1.     Polymer Blends – Using SSSP, intimate mixing and compatibilization has been
achieved for immiscible blends resulting in blends with superior material
properties as compared to their melt processed
counterparts.

2.     Nanocomposites – Solid-state shear pulverization has been used to achieve effective
dispersion and exfoliation in polymer nanocomposites; such nanocomposites
prepared via SSSP possess superior material properties as compared to their melt processed counterparts.

3.     Block Copolymer Formation – As a result of
mechanochemistry that occurs during SSSP, block copolymer formation, which
results from interpolymer radical coupling has, been
observed.

4.    
Polar Functionalization of
Polyolefins –
By taking advantage of unique radical chemistries associated with
the near-ambient temperature processing conditions utilized during SSSP polar
functionalization of polyolefins (e.g., polypropylene) can be achieved with
dramatically reduced molecular weight reduction.

Here,
we present a novel method of achieving effective blending up to 50 wt% UHMWPE with HDPE via SSSP.
Using oscillatory shear rheology, differential scanning calorimetry
(DSC), and tensile testing we analyze the effect of UHMWPE on the material
properties of the blends prepared via SSSP. Rheology and DSC data indicates
that the degree of mixing between UHMWPE and HDPE domains can be increased
dramatically with subsequent passes of SSSP and single screw extrusion.
Additionally, all blends (including the 50/50 wt%
UHMWPE/HDPE blend) demonstrate low viscosities at high frequencies (or shear
rates), which strongly suggest that SSSP blends can be easily processed by post
SSSP, melt extrusion.

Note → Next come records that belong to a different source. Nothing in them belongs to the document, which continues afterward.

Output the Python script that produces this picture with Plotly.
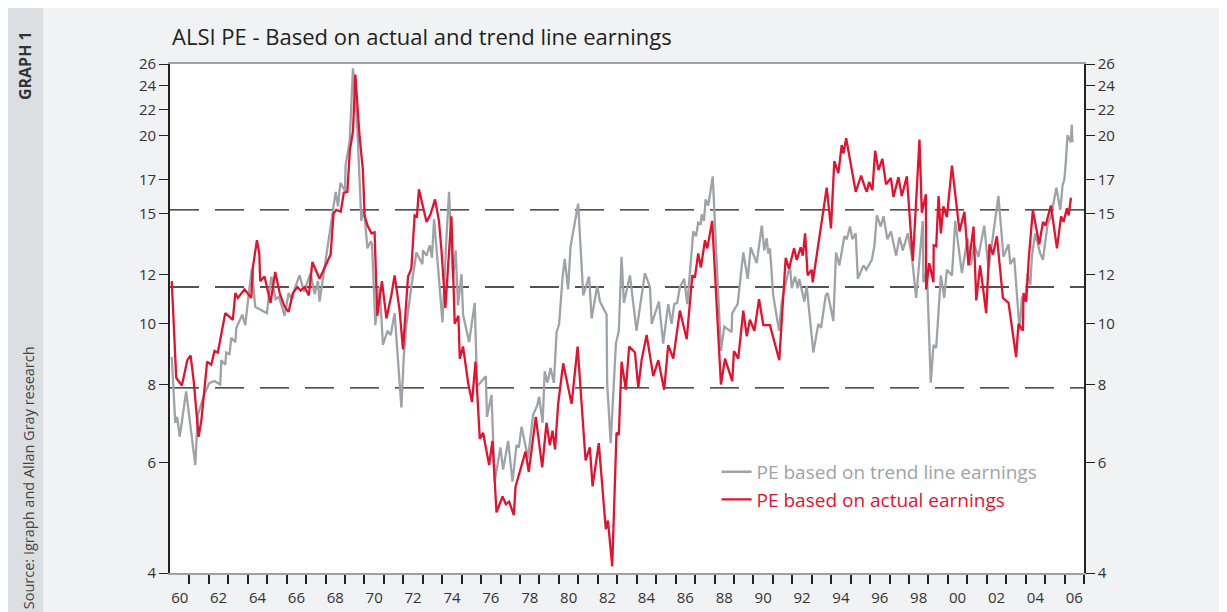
import plotly.graph_objects as go

# ALSI PE ratio (decimal years)
actual_years = [
    1960.09, 1960.32, 1960.61, 1960.89, 1961.06, 1961.22, 1961.47, 1961.61, 1961.91, 1962.12,
    1962.29, 1962.46, 1962.84, 1963.23, 1963.36, 1963.49, 1963.83, 1964.00, 1964.18, 1964.26,
    1964.47, 1964.59, 1964.64, 1964.86, 1965.17, 1965.41, 1965.64, 1965.89, 1966.10, 1966.32,
    1966.55, 1966.72, 1966.92, 1967.14, 1967.32, 1967.69, 1968.26, 1968.41, 1968.55, 1968.78,
    1968.94, 1969.12, 1969.25, 1969.41, 1969.53, 1969.75, 1969.92, 1970.01, 1970.18, 1970.36,
    1970.52, 1970.66, 1970.90, 1971.13, 1971.38, 1971.55, 1971.81, 1971.98, 1972.24, 1972.41,
    1972.58, 1972.70, 1972.80, 1973.19, 1973.39, 1973.63, 1973.83, 1973.96, 1974.16, 1974.47,
    1974.64, 1974.83, 1974.90, 1975.07, 1975.33, 1975.53, 1975.71, 1975.93, 1976.10, 1976.41,
    1976.58, 1976.79, 1977.10, 1977.27, 1977.44, 1977.68, 1977.77, 1978.28, 1978.45, 1978.81,
    1979.14, 1979.36, 1979.53, 1979.67, 1979.80, 1979.96, 1980.22, 1980.65, 1980.96, 1981.37,
    1981.59, 1981.73, 1982.05, 1982.41, 1982.52, 1982.74, 1982.96, 1983.08, 1983.22, 1983.44,
    1983.61, 1983.91, 1984.08, 1984.25, 1984.51, 1984.85, 1985.11, 1985.41, 1985.62, 1985.88,
    1986.22, 1986.57, 1986.86, 1986.99, 1987.16, 1987.30, 1987.51, 1987.63, 1987.88, 1988.33,
    1988.54, 1988.91, 1989.00, 1989.22, 1989.48, 1989.66, 1989.82, 1990.05, 1990.29, 1990.51,
    1990.85, 1991.33, 1991.66, 1991.83, 1992.09, 1992.23, 1992.43, 1992.54, 1992.66, 1992.79,
    1993.00, 1993.05, 1993.77, 1993.99, 1994.16, 1994.37, 1994.54, 1994.63, 1994.77, 1995.26,
    1995.54, 1995.74, 1995.83, 1995.95, 1996.12, 1996.26, 1996.43, 1996.63, 1996.82, 1997.07,
    1997.20, 1997.46, 1997.63, 1997.89, 1998.20, 1998.54, 1998.66, 1998.87, 1998.88, 1999.04,
    1999.26, 1999.27, 1999.40, 1999.52, 1999.64, 1999.77, 1999.95, 2000.21, 2000.60, 2000.85,
    2001.06, 2001.32, 2001.46, 2001.66, 2001.97, 2002.14, 2002.32, 2002.52, 2002.83, 2003.12,
    2003.51, 2003.63, 2003.86, 2003.89, 2004.03, 2004.15, 2004.37, 2004.70, 2004.89, 2005.02,
    2005.30, 2005.61, 2005.82, 2005.95, 2006.12, 2006.21, 2006.33,
]
actual_pe = [
    11.7, 8.2, 7.97, 8.75, 8.9, 8.1, 6.6, 7.0, 8.7, 8.6,
    9.05, 9.0, 10.4, 10.15, 11.2, 11.0, 11.35, 11.2, 11.0, 12.3,
    13.6, 12.95, 11.7, 11.9, 10.8, 12.1, 11.2, 10.65, 10.45, 11.2,
    11.45, 11.3, 11.45, 11.1, 12.55, 11.8, 12.9, 15.0, 15.2, 15.1,
    16.2, 16.25, 18.95, 20.3, 25.0, 19.9, 17.6, 14.85, 14.3, 13.95,
    14.0, 10.3, 11.7, 10.2, 11.1, 11.95, 10.5, 9.1, 11.9, 12.25,
    14.9, 14.85, 16.4, 14.55, 14.95, 15.8, 14.6, 13.1, 10.6, 14.85,
    10.0, 10.3, 8.8, 9.2, 8.05, 7.5, 8.7, 6.55, 6.7, 5.95,
    6.5, 5.0, 5.3, 5.15, 5.2, 4.95, 5.5, 6.25, 5.8, 7.1,
    5.9, 6.95, 6.4, 6.75, 6.3, 7.45, 8.65, 7.45, 9.2, 6.05,
    6.35, 5.5, 6.45, 4.7, 4.85, 4.1, 6.7, 6.65, 8.7, 7.85,
    9.2, 9.0, 7.9, 8.75, 9.6, 8.25, 8.75, 7.85, 9.25, 8.8,
    10.5, 9.45, 11.95, 11.85, 12.95, 12.3, 13.6, 13.2, 14.6, 8.0,
    8.8, 8.1, 9.05, 8.8, 10.5, 9.55, 10.15, 9.75, 10.95, 9.95,
    9.95, 8.75, 12.75, 12.25, 13.2, 12.65, 13.25, 12.85, 13.95, 11.95,
    12.2, 11.65, 16.5, 14.2, 18.2, 17.4, 19.3, 18.7, 19.8, 16.25,
    17.25, 16.5, 16.25, 16.85, 16.35, 18.9, 17.6, 18.35, 16.7, 17.1,
    15.95, 17.15, 16.0, 17.2, 12.6, 19.7, 15.05, 16.1, 11.35, 12.5,
    11.65, 13.35, 13.3, 16.0, 13.95, 15.4, 14.8, 17.9, 14.05, 15.1,
    12.4, 14.3, 10.9, 12.4, 10.4, 13.4, 12.9, 13.8, 11.0, 10.8,
    8.85, 10.0, 9.75, 11.2, 10.85, 12.6, 15.2, 13.4, 14.55, 14.35,
    15.45, 13.2, 14.85, 14.55, 15.3, 14.9, 15.9,
]

trend_years = [
    1960.09, 1960.27, 1960.37, 1960.50, 1960.83, 1961.30, 1961.43, 1961.78, 1962.03, 1962.29,
    1962.58, 1962.64, 1962.84, 1962.89, 1963.06, 1963.15, 1963.36, 1963.41, 1963.72, 1963.87,
    1964.04, 1964.21, 1964.38, 1964.98, 1965.21, 1965.43, 1965.60, 1965.89, 1966.10, 1966.27,
    1966.44, 1966.66, 1966.89, 1967.23, 1967.44, 1967.61, 1967.69, 1968.07, 1968.52, 1968.64,
    1968.76, 1969.00, 1969.03, 1969.24, 1969.41, 1969.63, 1969.84, 1969.92, 1970.01, 1970.15,
    1970.32, 1970.39, 1970.56, 1970.78, 1970.95, 1971.18, 1971.35, 1971.55, 1971.90, 1972.02,
    1972.16, 1972.41, 1972.67, 1972.98, 1973.01, 1973.19, 1973.36, 1973.47, 1973.58, 1973.78,
    1974.01, 1974.22, 1974.35, 1974.55, 1974.69, 1974.81, 1974.99, 1975.07, 1975.38, 1975.67,
    1975.79, 1976.24, 1976.30, 1976.53, 1976.70, 1976.99, 1977.13, 1977.39, 1977.61, 1977.82,
    1977.94, 1978.08, 1978.41, 1978.67, 1978.88, 1978.98, 1979.16, 1979.27, 1979.41, 1979.57,
    1979.74, 1979.88, 1980.01, 1980.19, 1980.30, 1980.47, 1980.60, 1980.99, 1981.25, 1981.55,
    1981.68, 1981.97, 1982.11, 1982.45, 1982.48, 1982.66, 1982.93, 1983.08, 1983.22, 1983.34,
    1983.65, 1983.99, 1984.42, 1984.68, 1984.77, 1985.14, 1985.36, 1985.62, 1985.79, 1985.93,
    1986.08, 1986.22, 1986.44, 1986.60, 1986.91, 1987.05, 1987.16, 1987.29, 1987.34, 1987.46,
    1987.54, 1987.68, 1987.91, 1988.06, 1988.33, 1988.50, 1988.88, 1988.91, 1989.19, 1989.48,
    1989.71, 1989.86, 1990.17, 1990.43, 1990.56, 1990.68, 1990.77, 1990.85, 1991.02, 1991.32,
    1991.46, 1991.88, 1991.97, 1992.14, 1992.28, 1992.36, 1992.62, 1992.74, 1993.08, 1993.34,
    1993.48, 1993.72, 1993.82, 1994.11, 1994.25, 1994.42, 1994.68, 1994.80, 1994.97, 1995.09,
    1995.26, 1995.37, 1995.66, 1995.80, 1996.09, 1996.22, 1996.35, 1996.55, 1996.69, 1996.89,
    1997.07, 1997.34, 1997.51, 1997.68, 1997.94, 1998.15, 1998.37, 1998.71, 1998.74, 1998.92,
    1999.12, 1999.26, 1999.40, 1999.64, 1999.81, 1999.95, 2000.21, 2000.38, 2000.72, 2001.01,
    2001.18, 2001.35, 2001.57, 2001.87, 2002.09, 2002.60, 2002.86, 2003.12, 2003.21, 2003.41,
    2003.69, 2003.81, 2003.98, 2004.10, 2004.24, 2004.32, 2004.49, 2004.75, 2004.89, 2005.13,
    2005.30, 2005.58, 2005.78, 2005.90, 2005.99, 2006.07, 2006.15, 2006.32, 2006.37, 2006.41,
]
trend_pe = [
    8.85, 6.95, 7.1, 6.6, 7.8, 5.95, 7.15, 7.75, 8.05, 8.1,
    8.0, 8.75, 8.6, 9.0, 8.95, 9.5, 9.35, 9.85, 10.35, 9.95,
    11.1, 12.25, 10.65, 10.4, 11.9, 10.95, 11.05, 10.3, 11.2, 10.95,
    11.45, 11.95, 11.25, 12.05, 11.15, 11.7, 10.85, 13.1, 16.25, 15.4,
    16.8, 16.3, 17.9, 19.6, 25.6, 20.6, 14.6, 15.2, 14.85, 13.2,
    13.55, 13.4, 9.95, 11.45, 9.25, 9.75, 9.6, 10.4, 7.35, 8.85,
    10.0, 11.45, 13.0, 12.45, 13.1, 12.85, 13.35, 12.75, 14.7, 12.35,
    10.05, 13.8, 16.25, 11.8, 13.1, 10.7, 12.0, 10.35, 9.35, 10.8,
    7.95, 8.25, 7.1, 7.7, 5.6, 6.35, 5.85, 6.5, 5.6, 6.4,
    6.35, 6.85, 6.1, 7.15, 7.4, 7.65, 6.95, 8.4, 8.05, 8.5,
    8.05, 9.7, 10.0, 11.9, 12.7, 11.35, 13.3, 15.55, 11.1, 11.9,
    10.2, 11.5, 10.85, 10.35, 8.05, 6.45, 9.3, 9.75, 12.8, 10.8,
    11.95, 9.75, 12.05, 11.45, 10.0, 10.85, 9.3, 10.75, 10.0, 10.75,
    10.8, 11.45, 11.8, 10.75, 14.05, 13.8, 14.5, 14.4, 14.95, 14.6,
    15.8, 15.45, 17.2, 13.65, 9.05, 9.9, 9.7, 10.4, 10.75, 13.0,
    11.8, 13.25, 12.5, 14.35, 13.1, 13.7, 12.95, 13.2, 11.1, 9.75,
    10.85, 12.45, 11.4, 11.9, 11.4, 11.8, 10.85, 11.5, 9.0, 10.0,
    9.85, 11.1, 11.2, 10.1, 13.0, 12.4, 13.8, 13.65, 14.3, 13.65,
    13.95, 11.8, 12.4, 12.2, 12.65, 13.3, 14.9, 14.3, 14.85, 13.65,
    14.05, 12.85, 13.75, 13.1, 13.95, 12.8, 11.0, 14.6, 11.65, 12.2,
    8.05, 9.25, 9.15, 11.95, 11.0, 12.2, 11.95, 14.6, 12.05, 13.7,
    12.4, 13.4, 12.8, 14.35, 12.25, 16.0, 12.8, 13.4, 12.45, 12.75,
    9.75, 11.05, 10.85, 12.05, 11.55, 12.8, 13.95, 12.95, 12.65, 14.45,
    14.8, 16.5, 15.2, 16.65, 17.0, 18.2, 20.0, 19.5, 20.8, 19.5,
]

band_levels = [7.9, 11.45, 15.2]
y_ticks = [4, 6, 8, 10, 12, 15, 17, 20, 22, 24, 26]
x_label_years = list(range(1960, 2007, 2))
x_tick_years = list(range(1961, 2008))

RED = "#e3122f"
GREY = "#9ea3a8"
FONT = "Open Sans, Noto Sans, Arial, sans-serif"

fig = go.Figure()
fig.add_trace(go.Scatter(
    x=trend_years, y=trend_pe, mode="lines",
    name=f"<span style='color:{GREY}'>PE based on trend line earnings</span>",
    line=dict(color=GREY, width=2.3),
))
fig.add_trace(go.Scatter(
    x=actual_years, y=actual_pe, mode="lines",
    name=f"<span style='color:{RED}'>PE based on actual earnings</span>",
    line=dict(color=RED, width=2.3),
))
# invisible trace to carry the right-hand axis
fig.add_trace(go.Scatter(x=[actual_years[0]], y=[actual_pe[0]], yaxis="y2",
                         mode="lines", line=dict(width=0), showlegend=False, hoverinfo="skip"))

for lvl in band_levels:
    fig.add_shape(type="line", xref="paper", x0=0, x1=1, yref="y", y0=lvl, y1=lvl,
                  line=dict(color="#1a1a1a", width=1.3, dash="29px,16px"), layer="below")

# side strip with rotated labels
fig.add_shape(type="rect", xref="paper", yref="paper", x0=-0.1783, x1=-0.1389, y0=-0.1, y1=1.2,
              fillcolor="#dcdfe2", line=dict(width=0), layer="below")
fig.add_annotation(text="<b>GRAPH 1</b>", xref="paper", yref="paper", x=-0.1586, y=0.996,
                   textangle=-90, showarrow=False, xanchor="center", yanchor="middle",
                   font=dict(family=FONT, size=16, color="#333"))
fig.add_annotation(text="Source: Igraph and Allan Gray research", xref="paper", yref="paper",
                   x=-0.1554, y=0.188, textangle=-90, showarrow=False,
                   xanchor="center", yanchor="middle",
                   font=dict(family=FONT, size=14.5, color="#444"))
fig.add_annotation(text="ALSI PE - Based on actual and trend line earnings", xref="paper",
                   yref="paper", x=0, y=1.022, xanchor="left", yanchor="bottom", showarrow=False,
                   font=dict(family=FONT, size=22, color="#222"))

yaxis_common = dict(
    type="log", range=[0.60206, 1.41497], tickvals=y_ticks, ticktext=[str(v) for v in y_ticks],
    ticks="outside", ticklen=9, tickwidth=1.3, tickcolor="#222", showgrid=False, zeroline=False,
    showline=True, linecolor="#222", linewidth=1.6,
    tickfont=dict(family=FONT, size=15, color="#333"),
)

fig.update_layout(
    width=1227, height=612,
    margin=dict(l=162, r=151, t=56, b=47),
    paper_bgcolor="#f1f2f4", plot_bgcolor="#ffffff",
    font=dict(family=FONT, color="#333"),
    xaxis=dict(
        range=[1960, 2007], tickvals=[y + 0.5 for y in x_label_years],
        ticktext=[f"{y % 100:02d}" for y in x_label_years],
        ticks="outside", ticklen=10, tickcolor="rgba(0,0,0,0)",
        minor=dict(tickmode="array", tickvals=x_tick_years, ticks="outside", ticklen=9,
                   tickwidth=1.5, tickcolor="#222", showgrid=False),
        showgrid=False, zeroline=False, showline=True, linecolor="#a0a0a0", linewidth=1.5,
        mirror=True, tickfont=dict(family=FONT, size=15, color="#333"),
    ),
    yaxis=yaxis_common,
    yaxis2=dict(yaxis_common, overlaying="y", side="right", matches="y"),
    legend=dict(x=0.598, y=0.236, xanchor="left", yanchor="top", bgcolor="rgba(0,0,0,0)",
                font=dict(family=FONT, size=19), itemwidth=30, tracegroupgap=0),
    showlegend=True,
)

fig.write_html("out.html")
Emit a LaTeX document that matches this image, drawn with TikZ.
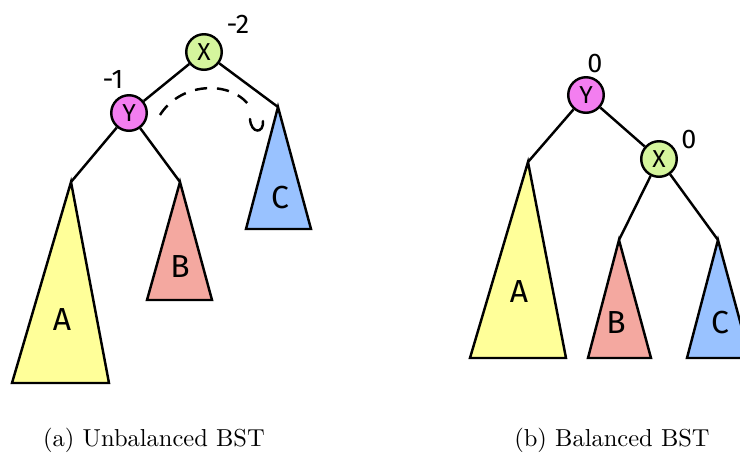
\documentclass[tikz,border=0pt]{standalone}
\usepackage{fontspec}
\setsansfont{Fira Sans}
\definecolor{xgreen}{HTML}{D5F59D}
\definecolor{ypink}{HTML}{F37EF0}
\definecolor{ayellow}{HTML}{FFFF99}
\definecolor{bsalmon}{HTML}{F4A8A0}
\definecolor{cblue}{HTML}{99C2FF}
\begin{document}
\begin{tikzpicture}[x=0.408pt,y=-0.408pt,
  treenode/.style={circle,draw,line width=1pt,minimum size=14.5pt,inner sep=0pt,font=\sffamily\fontsize{10}{10}\selectfont},
  subtree/.style={draw,line width=1pt,line join=miter},
  edge/.style={line width=1pt},
  tlabel/.style={font=\sffamily\fontsize{13}{14}\selectfont},
  bal/.style={font=\sffamily\fontsize{11}{12}\selectfont},
  captext/.style={font=\fontsize{10}{12}\selectfont}]
\useasboundingbox (0,0) rectangle (740,455);
\clip (0,0) rectangle (740,455);
% ---------- (a) unbalanced ----------
\coordinate (aA) at (71,182);
\coordinate (aB) at (180,182);
\coordinate (aC) at (278,107);
\filldraw[subtree,fill=ayellow] (aA) -- (109,383) -- (12,383) -- cycle;
\filldraw[subtree,fill=bsalmon] (aB) -- (212,300) -- (147,300) -- cycle;
\filldraw[subtree,fill=cblue] (aC) -- (311,229) -- (246,229) -- cycle;
\node[tlabel] (lA) at (62,320) {A};
\node[tlabel] (lB) at (180,267) {B};
\node[tlabel] (lC) at (280,198) {C};
\node[treenode,fill=xgreen] (X) at (204,52) {X};
\node[treenode,fill=ypink] (Y) at (129,113) {Y};
\draw[edge] (X) -- (Y);
\draw[edge] (X) -- (aC);
\draw[edge] (Y) -- (aA);
\draw[edge] (Y) -- (aB);
\node[bal] (bx) at (238,24) {-2};
\node[bal] (by) at (113,79) {-1};
\coordinate (d1) at (160,115);
\coordinate (d2) at (252,110);
\draw[line width=1pt,dash pattern=on 5pt off 4pt] (d1) .. controls (182,80) and (236,80) .. (d2);
\coordinate (h1) at (250,119);
\coordinate (h2) at (263,121);
\draw[line width=1pt,line cap=round] (h1) .. controls (251,134) and (264,134) .. (h2);
% ---------- (b) balanced ----------
\coordinate (bA) at (528,162);
\coordinate (bB) at (619,240);
\coordinate (bC) at (718,240);
\filldraw[subtree,fill=ayellow] (bA) -- (566,358) -- (470,358) -- cycle;
\filldraw[subtree,fill=bsalmon] (bB) -- (651,358) -- (588,358) -- cycle;
\filldraw[subtree,fill=cblue] (bC) -- (750,358) -- (687,358) -- cycle;
\node[tlabel] (mA) at (519,292) {A};
\node[tlabel] (mB) at (616,323) {B};
\node[tlabel] (mC) at (720,323) {C};
\node[treenode,fill=ypink] (Y2) at (586,95) {Y};
\node[treenode,fill=xgreen] (X2) at (659,159) {X};
\draw[edge] (Y2) -- (X2);
\draw[edge] (Y2) -- (bA);
\draw[edge] (X2) -- (bB);
\draw[edge] (X2) -- (bC);
\node[bal] (b0y) at (595,64) {0};
\node[bal] (b0x) at (689,140) {0};
% ---------- captions ----------
\node[captext] (capa) at (154,440) {(a) Unbalanced BST};
\node[captext] (capb) at (612,440) {(b) Balanced BST};
\end{tikzpicture}
\end{document}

This is further supported by the fact that SSSP blends
are easily extruded by single screw extrusion. Finally, we demonstrate that UHMWPE/HDPE
blends prepared via SSSP result in dramatic increases in impact strength; for
example, for the 50/50 wt% UHMWPE/HDPE blend the
impact strength increases by almost 600 % (relative to the neat HDPE from which
the blends were made) after the second pass of SSSP.